Flash infusing is our new favorite kitchen trick. You get a lot of the flavor of slow-infusing in a tiny fraction of the time. Don’t worry if you don’t have a cream whipper handy, you can still make chile-infused alcohol. Just slow-infuse dried ghost chilies (or other dried chilies) using the technique in this ghost chile vodka recipe.
See How to Flash Infuse Alcohol for more infusion recipes.
Ingredients: (Makes 120ml)
1/4 – 1/10 of a Fresh Ghost Chile, thinly sliced (remove the seeds for less heat)
120ml of tequila (we used Milagro Silver)
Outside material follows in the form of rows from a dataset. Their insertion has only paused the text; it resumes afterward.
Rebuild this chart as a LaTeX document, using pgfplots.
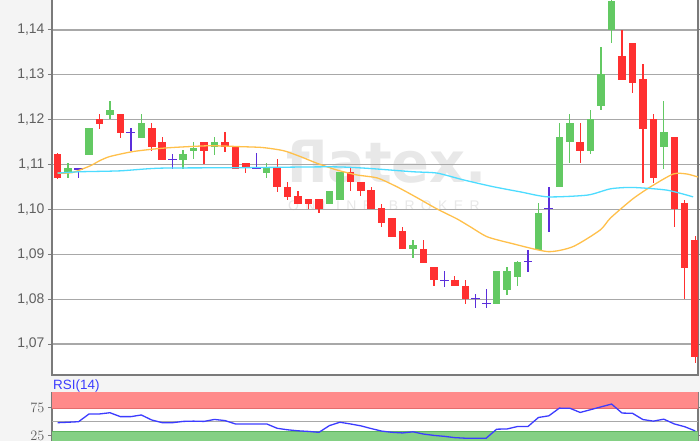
\documentclass[border=0pt]{standalone}
\usepackage{pgfplots}
\pgfplotsset{compat=1.18}
\usepackage{pgfplotstable}
\usepackage{fontspec}
\setmainfont{Liberation Sans}
\newfontfamily\wmfont{DejaVu Sans}
\definecolor{cgreen}{HTML}{63C963}
\definecolor{cred}{HTML}{FF3030}
\definecolor{cdoji}{HTML}{5B2EDB}
\definecolor{corange}{HTML}{FFC04A}
\definecolor{ccyan}{HTML}{4DDCFF}
\definecolor{cgrid}{HTML}{A8A8A8}
\definecolor{cframe}{HTML}{7A7A7A}
\definecolor{cbg}{HTML}{F4F4F4}
\definecolor{ctick}{HTML}{606060}
\definecolor{crsi}{HTML}{3C3CFF}
\definecolor{cbandr}{HTML}{FF8A8A}
\definecolor{cbandrl}{HTML}{E46C6C}
\definecolor{cbandg}{HTML}{84D084}
\definecolor{cbandgl}{HTML}{5FB45F}
\definecolor{cwm}{HTML}{E8E8E8}

\pgfplotstableread{
i o h l c
1 1.1083 1.1103 1.1069 1.1092
3 1.1121 1.1181 1.1121 1.1181
5 1.1211 1.1242 1.1201 1.1222
8 1.1160 1.1213 1.1160 1.1192
12 1.1110 1.1133 1.1090 1.1124
13 1.1131 1.1151 1.1112 1.1138
15 1.1140 1.1161 1.1121 1.1151
20 1.1082 1.1103 1.1069 1.1092
26 1.1012 1.1042 1.1012 1.1042
27 1.1021 1.1084 1.1021 1.1084
34 1.0911 1.0932 1.0891 1.0921
42 1.0789 1.0863 1.0789 1.0863
43 1.0820 1.0872 1.0809 1.0863
44 1.0850 1.0884 1.0829 1.0884
46 1.0910 1.1014 1.0910 1.0993
48 1.1049 1.1192 1.1049 1.1161
49 1.1151 1.1213 1.1103 1.1192
51 1.1131 1.1222 1.1124 1.1201
52 1.1231 1.1363 1.1222 1.1302
53 1.1400 1.1475 1.1370 1.1465
58 1.1140 1.1242 1.1090 1.1172
}\greentab

\pgfplotstableread{
i o h l c
0 1.1124 1.1125 1.1068 1.1069
4 1.1201 1.1213 1.1179 1.1190
6 1.1213 1.1213 1.1159 1.1170
9 1.1181 1.1192 1.1131 1.1140
10 1.1151 1.1161 1.1110 1.1110
14 1.1151 1.1151 1.1101 1.1131
16 1.1151 1.1172 1.1129 1.1140
17 1.1139 1.1140 1.1090 1.1091
18 1.1103 1.1104 1.1082 1.1092
21 1.1092 1.1112 1.1040 1.1049
22 1.1051 1.1062 1.1021 1.1028
23 1.1030 1.1042 1.1012 1.1012
24 1.1023 1.1023 1.1000 1.1012
25 1.1023 1.1023 1.0991 1.1000
28 1.1084 1.1092 1.1040 1.1062
29 1.1062 1.1062 1.1030 1.1042
30 1.1043 1.1051 1.1000 1.1000
31 1.1003 1.1012 1.0960 1.0970
32 1.0980 1.0980 1.0939 1.0939
33 1.0953 1.0962 1.0911 1.0911
35 1.0912 1.0932 1.0881 1.0881
36 1.0872 1.0872 1.0829 1.0843
38 1.0843 1.0852 1.0830 1.0830
39 1.0830 1.0843 1.0789 1.0800
50 1.1151 1.1192 1.1103 1.1131
54 1.1342 1.1400 1.1289 1.1289
55 1.1372 1.1372 1.1260 1.1281
56 1.1291 1.1324 1.1060 1.1179
57 1.1201 1.1213 1.1060 1.1069
59 1.1161 1.1161 1.0960 1.1000
60 1.1014 1.1021 1.0800 1.0869
61 1.0932 1.0941 1.0658 1.0672
}\redtab

\pgfplotstableread{
i p h l
2 1.1090 1.1092 1.1069
7 1.1172 1.1182 1.1130
11 1.1112 1.1124 1.1090
19 1.1092 1.1125 1.1091
37 1.0841 1.0863 1.0828
40 1.0802 1.0812 1.0780
41 1.0791 1.0822 1.0780
45 1.0884 1.0910 1.0861
47 1.1002 1.1051 1.0950
}\dojitab

\pgfplotstableread{
i v
0 48.2
1 49
2 50
3 63.8
4 63.8
5 66
6 59
7 59
8 62
9 53
10 48.2
11 48.2
12 50.5
13 51
14 50.5
15 54
16 52
17 46
18 46
19 46
20 46
21 38.2
22 35.5
23 33.7
24 32.6
25 31
26 43
27 49
28 46
29 42.6
30 37.7
31 33.2
32 31
33 29.9
34 31.9
35 27.9
36 25.5
37 23.8
38 21.5
39 20.5
40 20.5
41 20.5
42 36.6
43 37
44 41.4
45 41.4
46 57.5
47 60.5
48 74.2
49 74
50 66.5
51 71.5
52 76.5
53 81.5
54 65.4
55 65
56 53.8
57 51
58 54.5
59 46
60 41
61 33.5
}\rsitab

\newcommand\candles[2]{%
  \addplot[draw=none, no markers, forget plot,
    error bars/.cd, y dir=both, y explicit, error mark=none,
    error bar style={draw=#2, solid, line width=1.3bp}]
    table[x=i, y expr={(\thisrow{h}+\thisrow{l})/2}, y error expr={(\thisrow{h}-\thisrow{l})/2}] {#1};
  \addplot[draw=none, no markers, forget plot,
    error bars/.cd, y dir=both, y explicit, error mark=none,
    error bar style={draw=#2, solid, line width=7.5bp}]
    table[x=i, y expr={(\thisrow{o}+\thisrow{c})/2}, y error expr={abs(\thisrow{o}-\thisrow{c})/2}] {#1};
}
\def\ls{\kern6.4bp}

\begin{document}
\begin{tikzpicture}[x=1bp,y=1bp]
\useasboundingbox (0,0) rectangle (700,441);
\fill[cbg] (0,0) rectangle (700,441);
\fill[white] (52,66) rectangle (698,441);
\fill[white] (52,0) rectangle (698,48.7);
\node[anchor=base west, inner sep=0, text=cwm, font=\wmfont\bfseries\fontsize{56}{60}\selectfont] at (286,258) {flatex.};
\node[anchor=base west, inner sep=0, text=cwm, font=\fontsize{14}{16}\selectfont] at (288,230) {O\ls N\ls L\ls I\ls N\ls E\ls\ \ls B\ls R\ls O\ls K\ls E\ls R};
\node[anchor=base west, inner sep=0, text=crsi, font=\fontsize{13.5}{15}\selectfont] at (53,51) {RSI(14)};

\begin{axis}[at={(52bp,66bp)}, anchor=south west, width=646bp, height=381bp, scale only axis,
  xmin=-0.545, xmax=61.27, ymin=1.063094, ymax=1.148026,
  axis line style={cframe, line width=1.2bp},
  xtick=\empty,
  ytick={1.07,1.08,1.09,1.10,1.11,1.12,1.13,1.14},
  yticklabels={{1,07},{1,08},{1,09},{1,10},{1,11},{1,12},{1,13},{1,14}},
  ymajorgrids, grid style={cgrid, line width=1.2bp},
  tick align=outside, major tick length=4bp, tick style={cframe, line width=1bp},
  yticklabel style={font=\fontsize{14}{16}\selectfont, text=ctick},
  clip=true]
\candles{\greentab}{cgreen}
\candles{\redtab}{cred}
\addplot[draw=none, no markers, forget plot,
    error bars/.cd, y dir=both, x dir=both, y explicit, x fixed=0.42, error mark=none,
    error bar style={draw=cdoji, solid, line width=1.3bp}]
    table[x=i, y=p, y error plus expr={\thisrow{h}-\thisrow{p}}, y error minus expr={\thisrow{p}-\thisrow{l}}] {\dojitab};
\addplot[corange, line width=1.3bp, smooth, tension=0.4] coordinates {
(0,1.1081) (1.37,1.1082) (3.09,1.1097) (4.05,1.1109) (5.0,1.1118) (7.2,1.1129) (9.79,1.1136) (11.7,1.1139) (14.6,1.1142) (17.4,1.1140) (19.6,1.1138) (21.6,1.1131) (23.2,1.1118) (24.8,1.1103) (26.7,1.1088) (28.6,1.1077) (30.6,1.1070) (32.5,1.1050) (34.4,1.1026) (36.3,1.1001) (38.2,1.0979) (39.5,1.0961) (41.1,1.0939) (43.3,1.0925) (46.9,1.0906) (49.3,1.0917) (51.9,1.0954) (52.9,1.0981) (55.0,1.1023) (56.7,1.1050) (58.9,1.1079) (60.2,1.1079) (61.3,1.1072)};
\addplot[ccyan, line width=1.3bp, smooth, tension=0.4] coordinates {
(0,1.1081) (2.13,1.1084) (5.96,1.1086) (9.8,1.1092) (17.4,1.1093) (26.1,1.1095) (29.4,1.1092) (34.0,1.1084) (36.3,1.1081) (38.8,1.1066) (41.6,1.1051) (44.3,1.1039) (46.9,1.1028) (50.7,1.1032) (52.9,1.1046) (55.0,1.1049) (58.3,1.1043) (60.8,1.1028)};
\end{axis}

\begin{axis}[at={(52bp,0bp)}, anchor=south west, width=646bp, height=48.7bp, scale only axis,
  xmin=-0.545, xmax=61.27, ymin=15.5, ymax=102.5,
  axis line style={cframe, line width=1.2bp},
  xtick=\empty, ytick={25,75},
  tick align=outside, major tick length=4bp, tick style={cframe, line width=1bp},
  yticklabel style={font=\fontsize{14}{16}\selectfont, text=ctick},
  clip=true]
\addplot[fill=cbandr, draw=none] coordinates {(-1,72.7) (62,72.7) (62,104) (-1,104)} -- cycle;
\addplot[fill=cbandg, draw=none] coordinates {(-1,10) (62,10) (62,32.1) (-1,32.1)} -- cycle;
\addplot[cbandrl, line width=1bp] coordinates {(-1,72.7) (62,72.7)};
\addplot[cbandgl, line width=1bp] coordinates {(-1,32.1) (62,32.1)};
\addplot[cgrid, line width=1.2bp] coordinates {(-1,50) (62,50)};
\addplot[crsi, line width=1.3bp] table[x=i, y=v] {\rsitab};
\end{axis}
\end{tikzpicture}
\end{document}
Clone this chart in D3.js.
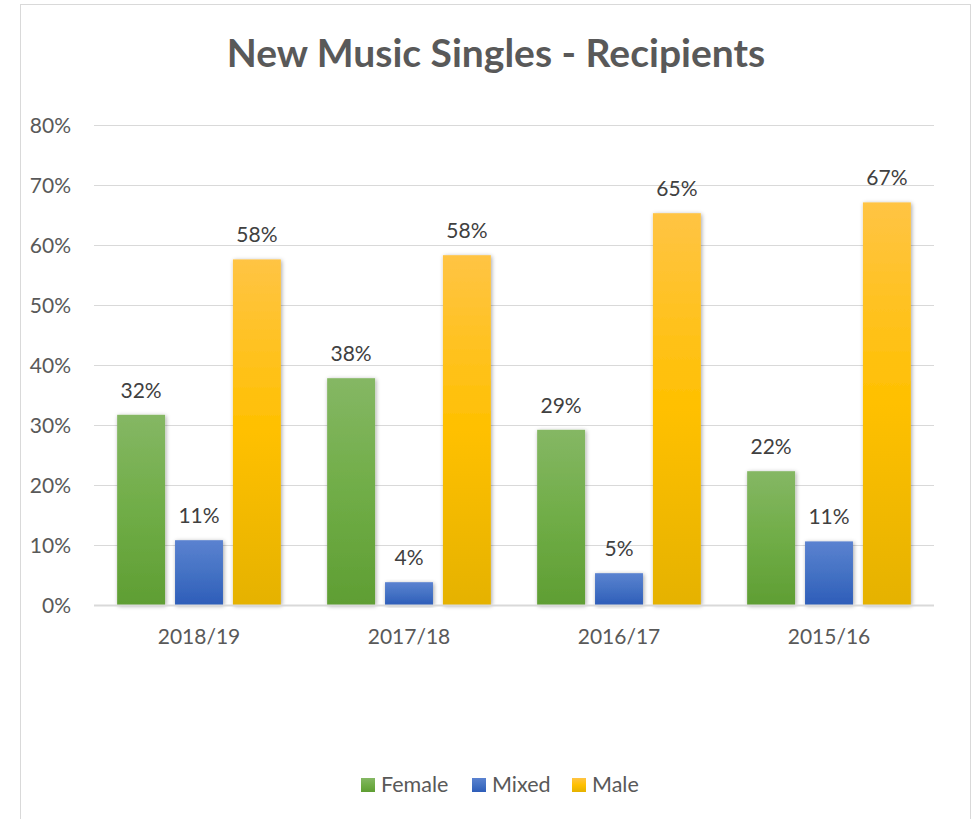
<!DOCTYPE html>
<html>
<head>
<meta charset="utf-8">
<script src="https://cdn.jsdelivr.net/npm/d3@7"></script>
<style>
  html, body { margin: 0; padding: 0; background: #fff; }
  svg { display: block; }
  text { font-family: Lato, "Open Sans", sans-serif; }
</style>
</head>
<body>
<svg id="chart" width="976" height="819"></svg>
<script>
const categories = ["2018/19", "2017/18", "2016/17", "2015/16"];
const seriesNames = ["Female", "Mixed", "Male"];
const female = [0.317, 0.378, 0.292, 0.223];
const mixed  = [0.108, 0.038, 0.053, 0.106];
const male   = [0.576, 0.583, 0.653, 0.671];
const yTicks = [0, 0.1, 0.2, 0.3, 0.4, 0.5, 0.6, 0.7, 0.8];
const title = "New Music Singles - Recipients";

const seriesValues = { Female: female, Mixed: mixed, Male: male };
const gradients = {
  Female: ["#85b764", "#70ad47", "#5f9e33"],
  Mixed:  ["#5b82d0", "#4472c4", "#2e5db9"],
  Male:   ["#ffc444", "#ffc000", "#e5b200"]
};

const svg = d3.select("#chart");
const defs = svg.append("defs");
seriesNames.forEach(s => {
  const g = defs.append("linearGradient").attr("id", "grad-" + s)
    .attr("x1", 0).attr("y1", 0).attr("x2", 0).attr("y2", 1);
  g.append("stop").attr("offset", "0%").attr("stop-color", gradients[s][0]);
  g.append("stop").attr("offset", "50%").attr("stop-color", gradients[s][1]);
  g.append("stop").attr("offset", "100%").attr("stop-color", gradients[s][2]);
});
const f = defs.append("filter").attr("id", "shadow")
  .attr("x", "-30%").attr("y", "-10%").attr("width", "160%").attr("height", "120%");
f.append("feDropShadow").attr("dx", 1).attr("dy", 1).attr("stdDeviation", 2)
  .attr("flood-color", "#000").attr("flood-opacity", 0.35);

// Chart border
svg.append("rect").attr("x", 20.5).attr("y", 4.5).attr("width", 950).attr("height", 830)
  .attr("fill", "#fff").attr("stroke", "#d9d9d9").attr("stroke-width", 1);

// Title
svg.append("text").attr("x", 496).attr("y", 67).attr("text-anchor", "middle")
  .attr("font-size", 39).attr("font-weight", "bold").attr("fill", "#595959")
  .text(title);

const y = d3.scaleLinear().domain([0, 0.8]).range([605, 125]);
const x0 = d3.scaleBand().domain(categories).range([94, 934]).paddingInner(0).paddingOuter(0);
const x1 = d3.scaleBand().domain(seriesNames).range([0, x0.bandwidth()])
  .paddingInner(0.172).paddingOuter(0.4);

// Gridlines
svg.append("g").selectAll("line").data(yTicks.filter(t => t > 0)).join("line")
  .attr("x1", 94).attr("x2", 934)
  .attr("y1", d => Math.round(y(d)) + 0.5).attr("y2", d => Math.round(y(d)) + 0.5)
  .attr("stroke", "#d9d9d9").attr("stroke-width", 1);

// Y labels
const fmt = d3.format(".0%");
svg.append("g").selectAll("text").data(yTicks).join("text")
  .attr("x", 71).attr("y", d => y(d) + 8).attr("text-anchor", "end")
  .attr("font-size", 21).attr("fill", "#595959").text(d => fmt(d));

// Bars
const groups = svg.append("g").selectAll("g").data(categories).join("g")
  .attr("transform", d => `translate(${x0(d)},0)`);
groups.selectAll("rect").data((c, i) => seriesNames.map(s => ({ s, v: seriesValues[s][i] })))
  .join("rect")
  .attr("x", d => x1(d.s)).attr("width", x1.bandwidth())
  .attr("y", d => y(d.v)).attr("height", d => y(0) - y(d.v))
  .attr("fill", d => `url(#grad-${d.s})`)
  .attr("filter", "url(#shadow)");
groups.selectAll("text").data((c, i) => seriesNames.map(s => ({ s, v: seriesValues[s][i] })))
  .join("text")
  .attr("x", d => x1(d.s) + x1.bandwidth() / 2).attr("y", d => y(d.v) - 17)
  .attr("text-anchor", "middle").attr("font-size", 21).attr("fill", "#404040")
  .text(d => Math.round(d.v * 100) + "%");

// X axis line
svg.append("line").attr("x1", 94).attr("x2", 934).attr("y1", 605.5).attr("y2", 605.5)
  .attr("stroke", "#d9d9d9").attr("stroke-width", 2);

// Category labels
svg.append("g").selectAll("text").data(categories).join("text")
  .attr("x", d => x0(d) + x0.bandwidth() / 2).attr("y", 644)
  .attr("text-anchor", "middle").attr("font-size", 21).attr("fill", "#595959")
  .text(d => d);

// Legend
const legendX = [361, 472, 572];
const lg = svg.append("g").selectAll("g").data(seriesNames).join("g")
  .attr("transform", (d, i) => `translate(${legendX[i]},778)`);
lg.append("rect").attr("width", 14).attr("height", 14).attr("fill", d => `url(#grad-${d})`);
lg.append("text").attr("x", 20).attr("y", 14).attr("font-size", 21.5).attr("fill", "#595959")
  .text(d => d);
</script>
</body>
</html>
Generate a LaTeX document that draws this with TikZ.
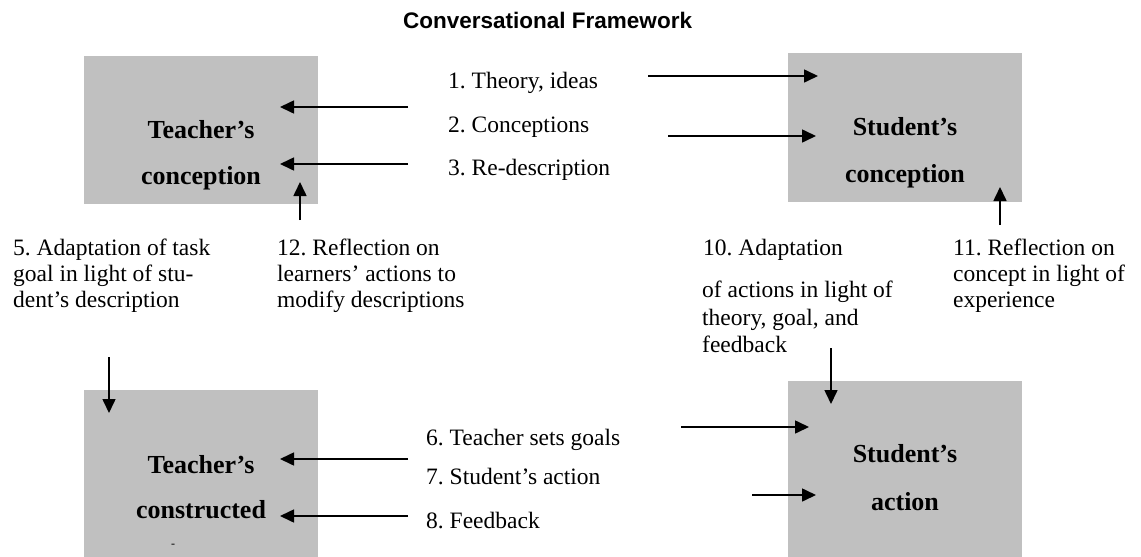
\documentclass[tikz,border=0pt]{standalone}
\usepackage{fontspec}
\setmainfont{Liberation Serif}
\newfontfamily\titlefont{Liberation Sans}
\usetikzlibrary{arrows.meta}
\definecolor{boxgray}{RGB}{192,192,192}
\frenchspacing
\begin{document}
\begin{tikzpicture}[x=1pt,y=-1pt,
  concept/.style={fill=boxgray, draw=none, inner sep=0pt, anchor=north west},
  lbl/.style={anchor=base west, inner sep=0pt, font=\fontsize{23.5}{27}\selectfont},
  boxlbl/.style={anchor=base, inner sep=0pt, font=\fontsize{26}{30}\selectfont\bfseries},
  flow/.style={line width=1.6pt, -{Triangle[length=14pt,width=13pt]}}]
\useasboundingbox (0,0) rectangle (1141,557);
\fill[white] (0,0) rectangle (1141,557);

% title
\node[anchor=base west, inner sep=0pt, font=\titlefont\bfseries\fontsize{22.5}{26}\selectfont] (title) at (403,28) {Conversational Framework};

% boxes
\node[concept, minimum width=234pt, minimum height=148pt] (tc) at (84,56) {};
\node[concept, minimum width=234pt, minimum height=149pt] (sc) at (788,53) {};
\node[concept, minimum width=234pt, minimum height=167pt] (tk) at (84,390) {};
\node[concept, minimum width=234pt, minimum height=176pt] (sa) at (788,381) {};

% box labels
\node[boxlbl] (tc1) at (201,138) {Teacher’s};
\node[boxlbl] (tc2) at (201,184) {conception};
\node[boxlbl] (sc1) at (905,135) {Student’s};
\node[boxlbl] (sc2) at (905,182) {conception};
\node[boxlbl] (tk1) at (201,473) {Teacher’s};
\node[boxlbl] (tk2) at (201,518) {constructed};
\node[anchor=base, inner sep=0pt, font=\fontsize{12}{14}\selectfont] (tk3) at (173,547) {-};
\node[boxlbl] (sa1) at (905,462) {Student’s};
\node[boxlbl] (sa2) at (905,510) {action};

% upper labels
\node[lbl] (l1) at (448,88) {1. Theory, ideas};
\node[lbl] (l2) at (448,132) {2. Conceptions};
\node[lbl] (l3) at (448,175) {3. Re-description};

% middle labels
\node[lbl] (l5a) at (13,255) {5. Adaptation of task};
\node[lbl] (l5b) at (13,281) {goal in light of stu-};
\node[lbl] (l5c) at (13,307) {dent’s description};
\node[lbl] (l12a) at (277,255) {12. Reflection on};
\node[lbl] (l12b) at (277,281) {learners’ actions to};
\node[lbl] (l12c) at (277,307) {modify descriptions};
\node[lbl] (l10a) at (703,255) {10. Adaptation};
\node[lbl] (l10b) at (702,297) {of actions in light of};
\node[lbl] (l10c) at (702,325) {theory, goal, and};
\node[lbl] (l10d) at (702,352) {feedback};
\node[lbl] (l11a) at (953,255) {11. Reflection on};
\node[lbl] (l11b) at (953,281) {concept in light of};
\node[lbl] (l11c) at (953,307) {experience};

% lower labels
\node[lbl] (l6) at (426,445) {6. Teacher sets goals};
\node[lbl] (l7) at (426,484) {7. Student’s action};
\node[lbl] (l8) at (426,528) {8. Feedback};

% arrow end points
\coordinate (a1s) at (648,76);  \coordinate (a1e) at (818,76);
\coordinate (a2s) at (668,136); \coordinate (a2e) at (816,136);
\coordinate (b1s) at (408,107); \coordinate (b1e) at (280,107);
\coordinate (b2s) at (408,164); \coordinate (b2e) at (280,164);
\coordinate (u12s) at (300,220); \coordinate (u12e) at (300,182);
\coordinate (u11s) at (1000,225); \coordinate (u11e) at (1000,187);
\coordinate (d5s) at (109,357); \coordinate (d5e) at (109,413);
\coordinate (d10s) at (831,348); \coordinate (d10e) at (831,404);
\coordinate (c1s) at (408,459); \coordinate (c1e) at (280,459);
\coordinate (c2s) at (408,516); \coordinate (c2e) at (280,516);
\coordinate (e1s) at (681,427); \coordinate (e1e) at (809,427);
\coordinate (e2s) at (752,495); \coordinate (e2e) at (816,495);

\foreach \p in {a1,a2,b1,b2,u12,u11,d5,d10,c1,c2,e1,e2}
  \draw[flow] (\p s) -- (\p e);
\end{tikzpicture}
\end{document}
1 N20 Cream Whipper Charger
Cream Foamer/Whipper (we use an iSi Gourmet Whip Plus, .5L)
Fine Mesh Strainer
1. Load the whipper with room temperature vodka.
2.Add the sliced ghost chile.
3. Charge the whipper with N2O gas.
4. Gently swirl the bottom of the whipper for 30 seconds.
5. Let the whipper stand for an additional 30 seconds.
6. Release the gas.
7. Pour out the alcohol through a fine mesh strainer.
Rinse out the whipper’s canister completely before infusing another flavor.
8. Drink on the rocks or use in cocktails & other recipes.